Through Twins history, the good runs — starting with Battey in the 1960s, ending with A.J. Pierzynski and Mauer from 2001-10 — have included catchers who could receive and could hit. And the bad runs generally have had a void of such catchers.

The void rarely has been more obvious than right now:

Jason Castro was batting .143 when injured. Bobby Wilson, 35 and signed to be a fill-in at best, is getting much of the duty — even though he's 1-for-37 since his second at-bat on June 7.

Why is Wilson catching so much? Why not Mitch Garver?

Garver is not an adequate receiver. Nobody is expressing it, but it's obvious the pitchers want to throw to Wilson and not Garver.

Take my word on this: There is no group that makes more excuses than starting pitchers, and now they have K Zones to blame umpires and pitch-framing analysis to blame catchers to support their complaints.

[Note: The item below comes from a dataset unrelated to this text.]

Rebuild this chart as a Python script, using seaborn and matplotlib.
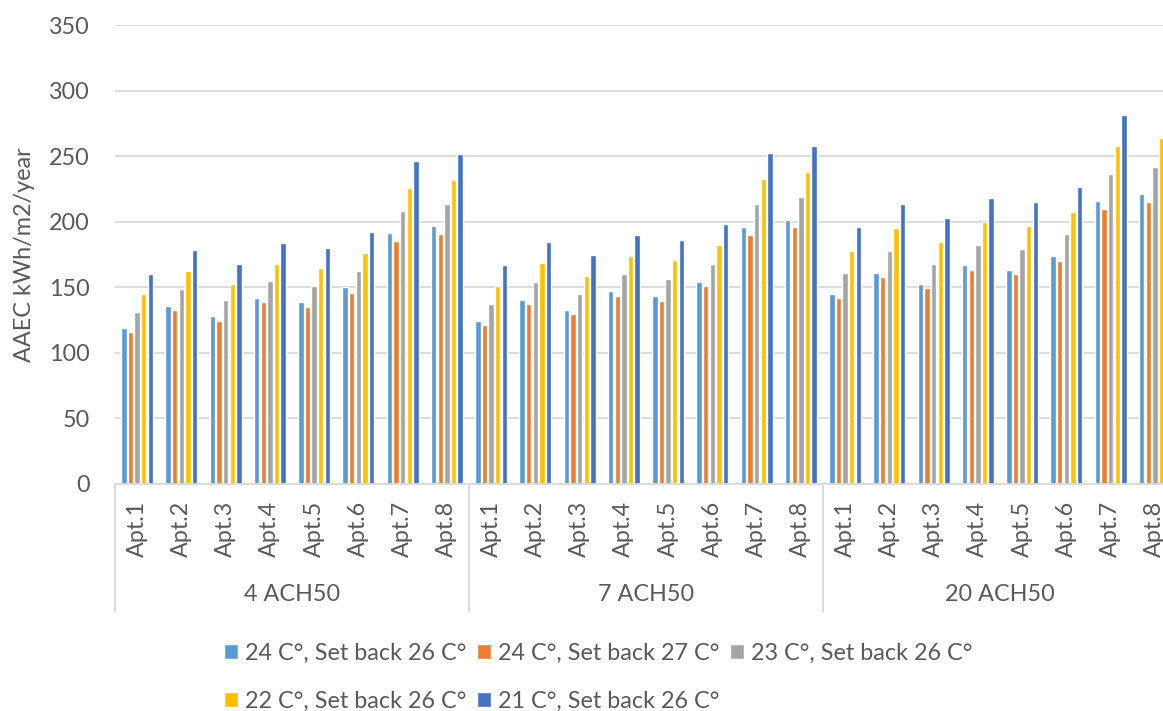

The Twins don't have a catcher in the minors who can both hit and receive to big-league standards. They have Brian Navarreto, an outstanding receiver who can't hit, at Class AA. They have Ben Rortvedt, a 20-year-old just reaching high-A at Fort Myers, who could arrive in three, four years.

The Twins need a team to trade them a 25-year-old Earl Battey this offseason. Or even better, they need a team to trade them a 22-year-old Wilson Ramos at the end of this month.

I wouldn't hold my breath for either.